Для Лени это ощущение неразрывных и важных связей с миром воплощалось прежде всего в печати. Он покупал все газеты и журналы, уезжая куда-нибудь, очень волновался: ему все казалось, что именно в это время случится что-то самое главное, а он пропустит.

Он был прирожденным журналистом, журналистика была и призванием, и воплощением того, что характерно для поколения: все знать, быть со всеми связанным и участвовать, обязательно лично самому участвовать.

Профессиональная журналистика началась в стенной газете «Комсомолия». 1936 год. В коридоре старого институтского здания на Пироговской непривычно большая студенческая толпа. Крупными буквами выведен заголовок: «Любовь, дружба, ненависть». Роза и винтовка. Оформлял этот номер Иван Хмарский. И анкета: «Какие качества нужны человеку, которого вы могли бы полюбить?» Читать эту «Комсомолию» приезжали студенты со всей Москвы.

Еще до института Леня был деткором «Пионерской правды»; позже работал в «Иллюстрированной газете». Газета была самой большой любовью его жизни, ему все-было важно — темы, язык, заголовки, шрифт, рисунки.

Он оказался великолепным газетчиком. Он совсем не стеснялся, не боялся людей, вместе со своими друзьями брал интервью для «Комсомолии» у известных писателей — у Оренбурга, Маршака, Кассиля.

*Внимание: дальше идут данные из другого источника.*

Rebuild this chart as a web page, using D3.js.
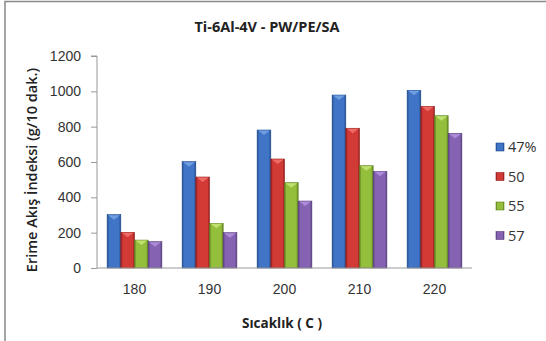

Когда специальным решением парткома института сменные редакции «Комсомолии» перевели в общеинститутскую газету, Леня мучительно, как нанесённую ему обиду, воспринял ее неуклюжее, штампованное название «За большевистские кадры» (которое быстро переименовали в жаргонное «забока»).

В студенческие годы он познакомился со старым журналистом Василием Регининым и приходил от него, пересказывая эпизоды — подлинные и выдуманные — из истории русской печати, радовался: «Старик Регинин нас заметил». Жадно читал неистового репортера Киша. Идеалом для него был Михаил Кольцов, «Испанский дневник».

Вероятно, страницы жизни, связанные с Испанией, самые высокие, светлые, в наибольшей степени проникнутые общечеловеческим интересом.

И это представление оказалось отчасти иллюзорным. Именно отчасти, потому что карты Испании на площадях наших городов, ощущение испанской трагедии как своей личной — реальность. И пароходы с испанскими детьми. Но корыстная политика наших властей, для которых испанцы стали разменной картой, и расколы в самой Испании — тоже реальность.

Однако и сегодня для меня «победивший звук» — в Испании 36-го года, пусть лишь на мгновение, — возможность человеческого братства «Интернациональные бригады».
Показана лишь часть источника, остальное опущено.